I just did this job and it was dead easy. The bearings tend to get graunchy because they're not weather sealed. Fortunately, I had new ones.

Before:
Throttle body 2.jpg

During:
Throttle Body apart.jpg

During, again:
Throttle plate partialy assembled.jpg

After:
Throttle Body reassembled.jpg
 
And to me, too. I used to own a 1966 model, overseas. The Kugelfischer injection pump shown on the photo is definitive. The throttle butterfly bearings used to wear the aluminium housing quite quickly. Difficult to repair.
But not, it is an 1800cc 504 injection engine. 404 has inlet in the middle, not the front of the manifold.
 
Thanks Graham. Tracked a cover so hopefully has rubbers. We will see when it arrives. I am beginning to think it hasn't run with this as there is no fixings for the air filter box, which should go where the battery currently is. Time will tell. One step at a time! 🙂
I have spare rubbers if you need them. Free to good home!!
 
I just did this job and it was dead easy. The bearings tend to get graunchy because they're not weather sealed. Fortunately, I had new ones.

Before:
Throttle body 2.jpg

During:
Throttle Body apart.jpg

During, again:
Throttle plate partialy assembled.jpg

After:
Throttle Body reassembled.jpg
the bearings in my 404's throttle body had seized without me or the Peugeot garage in my home town realising and so the seized bearings had eaten into the bearing housing on both sides. I could not source any new parts locally and importing parts from overseas was way beyond my reach in those days. I unseized the bearings and reassembled them, but the difficulty was then accurately re fitting them into them into the badly worn housings. I never got it quite right and the result was an idle speed of 1200 or so rpm. Other performance was fine and fuel consumption improved, paradoxically.
 
Is the calculator, sensors and all the wiring moved over? I'm considering moving the injected motor I have here into one of my old ID19's ... A part of this process would be to build a megasquirt and fit (to get around all the ancient ... getting old and unreliable sensors and electronics).
 
Is the calculator, sensors and all the wiring moved over? I'm considering moving the injected motor I have here into one of my old ID19's ... A part of this process would be to build a megasquirt and fit (to get around all the ancient ... getting old and unreliable sensors and electronics).

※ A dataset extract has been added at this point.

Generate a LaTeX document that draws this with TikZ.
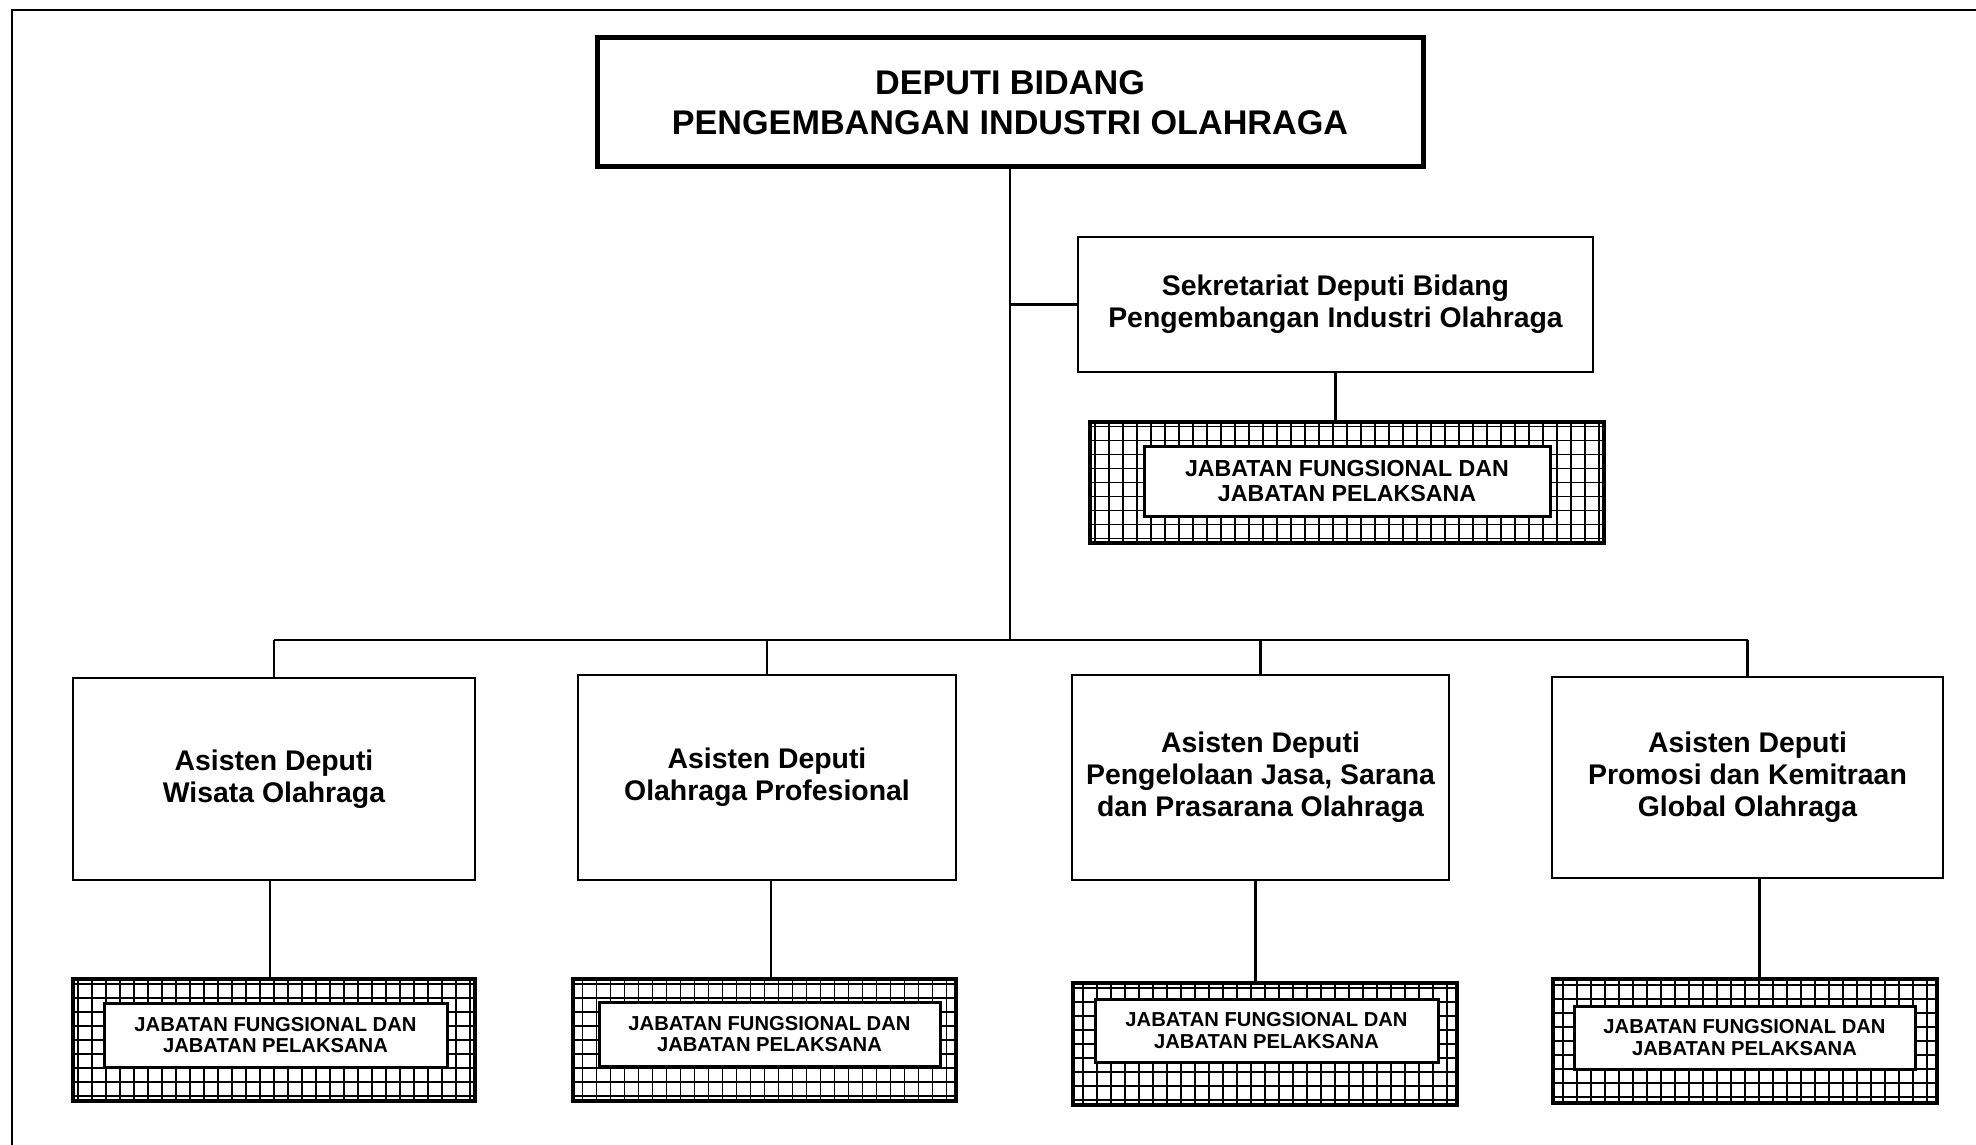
\documentclass[tikz,border=0pt]{standalone}
\usepackage{fontspec}
\setmainfont{Liberation Sans}
\begin{document}
\begin{tikzpicture}[x=0.5pt,y=-0.5pt,
  span/.style args={#1/#2/#3/#4}{anchor=center,
    minimum width={(#3-#1)*0.5pt}, minimum height={(#4-#2)*0.5pt},
    at={({(#1+#3)/2},{(#2+#4)/2})}},
  unit/.style={draw, line width=1.4pt, fill=white, inner sep=0pt, align=center,
    font=\fontsize{14.2}{16}\selectfont\bfseries},
  headbox/.style={unit, line width=2.5pt,
    font=\fontsize{17.1}{19.75}\selectfont\bfseries},
  gridbox/.style={draw, line width=1.8pt, inner sep=0pt,
    path picture={\draw[line width=0.6pt]
      ([shift={(-7pt,-7pt)}]path picture bounding box.south west)
      grid[step=7pt]
      ([shift={(7pt,7pt)}]path picture bounding box.north east);}},
  tagbox/.style={draw, line width=1.5pt, fill=white, inner sep=0pt, align=center,
    font=\fontsize{10.1}{10.6}\selectfont\bfseries},
  link/.style={line width=1.2pt}]

\useasboundingbox (0,0) rectangle (1976,1145);

% page frame
\draw[line width=1.3pt] (12,1145) -- (12,10) -- (1976,10);

% head of the unit
\node[headbox, span=597/38/1423/167] (top)
  {DEPUTI BIDANG\\PENGEMBANGAN INDUSTRI OLAHRAGA};

% secretariat
\node[unit, span=1078/237/1593/372] (sek)
  {Sekretariat Deputi Bidang\\Pengembangan Industri Olahraga};
\node[gridbox, span=1090/422/1604/543] (sg) {};
\node[tagbox, font=\fontsize{11.6}{12.8}\selectfont\bfseries,
  span=1144/446/1550/516] (sj)
  {JABATAN FUNGSIONAL DAN\\JABATAN PELAKSANA};

% assistant deputies
\node[unit, span=73/678/475/880] (a1)
  {Asisten Deputi\\Wisata Olahraga};
\node[unit, span=578/675/956/880] (a2)
  {Asisten Deputi\\Olahraga Profesional};
\node[unit, span=1072/675/1449/880] (a3)
  {Asisten Deputi\\Pengelolaan Jasa, Sarana\\dan Prasarana Olahraga};
\node[unit, span=1552/677/1943/878] (a4)
  {Asisten Deputi\\Promosi dan Kemitraan\\Global Olahraga};

% functional positions under each assistant deputy
\node[gridbox, span=73/979/475/1101] (g1) {};
\node[tagbox, span=104/1003/447/1067] (j1)
  {JABATAN FUNGSIONAL DAN\\JABATAN PELAKSANA};
\node[gridbox, span=573/979/956/1101] (g2) {};
\node[tagbox, span=599/1002/940/1066] (j2)
  {JABATAN FUNGSIONAL DAN\\JABATAN PELAKSANA};
\node[gridbox, span=1073/983/1457/1105] (g3) {};
\node[tagbox, span=1095/999/1438/1062] (j3)
  {JABATAN FUNGSIONAL DAN\\JABATAN PELAKSANA};
\node[gridbox, span=1553/979/1937/1103] (g4) {};
\node[tagbox, span=1574/1006/1915/1069] (j4)
  {JABATAN FUNGSIONAL DAN\\JABATAN PELAKSANA};

% connectors
\coordinate (bus) at (1013,640);
\draw[link] (top.south) -- (top.south |- bus);
\draw[link] (top.south |- sek.west) -- (sek.west);
\draw[link] (sek.south) -- (sek.south |- sg.north);
\draw[link] (a1.north |- bus) -- (a4.north |- bus);
\foreach \i in {1,...,4}
  \draw[link] (a\i.north |- bus) -- (a\i.north);
\draw[link] ([xshift=-2pt]a1.south) -- ([xshift=-2pt]a1.south |- g1.north);
\draw[link] ([xshift=2pt]a2.south) -- ([xshift=2pt]a2.south |- g2.north);
\draw[link] ([xshift=-2.5pt]a3.south) -- ([xshift=-2.5pt]a3.south |- g3.north);
\draw[link] ([xshift=6pt]a4.south) -- ([xshift=6pt]a4.south |- g4.north);

\end{tikzpicture}
\end{document}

They are mechanical so no mystery box of tricks needed to operate
 
They are mechanical so no mystery box of tricks needed to operate

Mechanical injection ..... Actually that's worse I think. Where on earth do you get obselete parts from! If you have injectors and a fuel rail, any modern aftermarket injection system will probably get an old EFI car running :)
 
No it's no problem at all, the Kugelfischer stuff lasts forever if well maintained. Some peripherals are a bit more problematic, like the thermostatic control of cold starts but those too have easy workarounds.
 
No it's no problem at all, the Kugelfischer stuff lasts forever if well maintained. Some peripherals are a bit more problematic, like the thermostatic control of cold starts but those too have easy workarounds.

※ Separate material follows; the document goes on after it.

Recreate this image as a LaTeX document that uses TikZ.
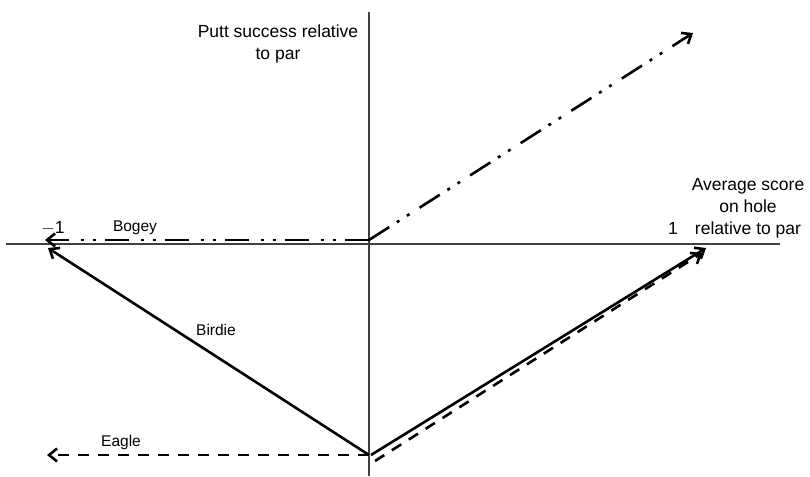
\documentclass[tikz,border=0pt]{standalone}
\usepackage{fontspec}
\setmainfont{Liberation Sans}
\usetikzlibrary{arrows.meta}
\begin{document}
\begin{tikzpicture}[x=1pt,y=-1pt,
  axis/.style={draw=black!75,line width=1.1pt},
  vec/.style={draw=black,line width=2.6pt,-{Straight Barb[length=8pt,width=13pt]}},
  dashdotdot/.style={dash pattern=on 24pt off 9pt on 3pt off 9pt on 3pt off 12pt},
  shortdash/.style={dash pattern=on 11pt off 9pt},
  biglabel/.style={font=\fontsize{17.5}{22}\selectfont,align=center,inner sep=0pt},
  smalllabel/.style={font=\fontsize{15.5}{18}\selectfont,inner sep=0pt}]
\useasboundingbox (0,0) rectangle (810,476);
% axes
\coordinate (xl) at (6,244);
\coordinate (xr) at (780,244);
\coordinate (yt) at (369,12);
\coordinate (yb) at (369,476);
\draw[axis] (xl) -- (xr);
\draw[axis] (yt) -- (yb);
% key points
\coordinate (O) at (369,240);
\coordinate (B) at (369,455);
\coordinate (Bd) at (375,461);
\coordinate (Bs) at (371,455);
\coordinate (bogeyEnd) at (45,240);
\coordinate (upEnd) at (693,33);
\coordinate (birdieEnd) at (48,248);
\coordinate (eagleEnd) at (47,455);
\coordinate (rightS) at (706,248);
\coordinate (rightD) at (702,253);
% vectors
\draw[vec,dashdotdot] (O) -- (bogeyEnd);
\draw[vec,dashdotdot] (O) -- (upEnd);
\draw[vec] (B) -- (birdieEnd);
\draw[vec,shortdash] (B) -- (eagleEnd);
\draw[vec] (Bs) -- (rightS);
\draw[vec,shortdash] (Bd) -- (rightD);
% labels
\node[biglabel] (putt) at (278,44) {Putt success relative\\to par};
\node[biglabel] (avg) at (748,208) {Average score\\on hole\\relative to par};
\node[biglabel] (one) at (673,228) {1};
\node[biglabel] (mone) at (53,228) {$-$1};
\node[smalllabel] (bogey) at (135,228) {Bogey};
\node[smalllabel] (birdie) at (216,330) {Birdie};
\node[smalllabel] (eagle) at (121,442) {Eagle};
\end{tikzpicture}
\end{document}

I'm lazy, I'd figure out a way of making a choke cable if its mechanical :clown: That way I know of sure if the damn choke is on/off!
 
Is the calculator, sensors and all the wiring moved over? I'm considering moving the injected motor I have here into one of my old ID19's ... A part of this process would be to build a megasquirt and fit (to get around all the ancient ... getting old and unreliable sensors and electronics).
Does the system in the ID use a mechanical points arrangement to fire the injectors? This was used as far back as the disastrous Bendix System used in the 1958 Chryslers. If you keep the distributor and coil ignition you can use Megasquirt 1, very simple and straightforward.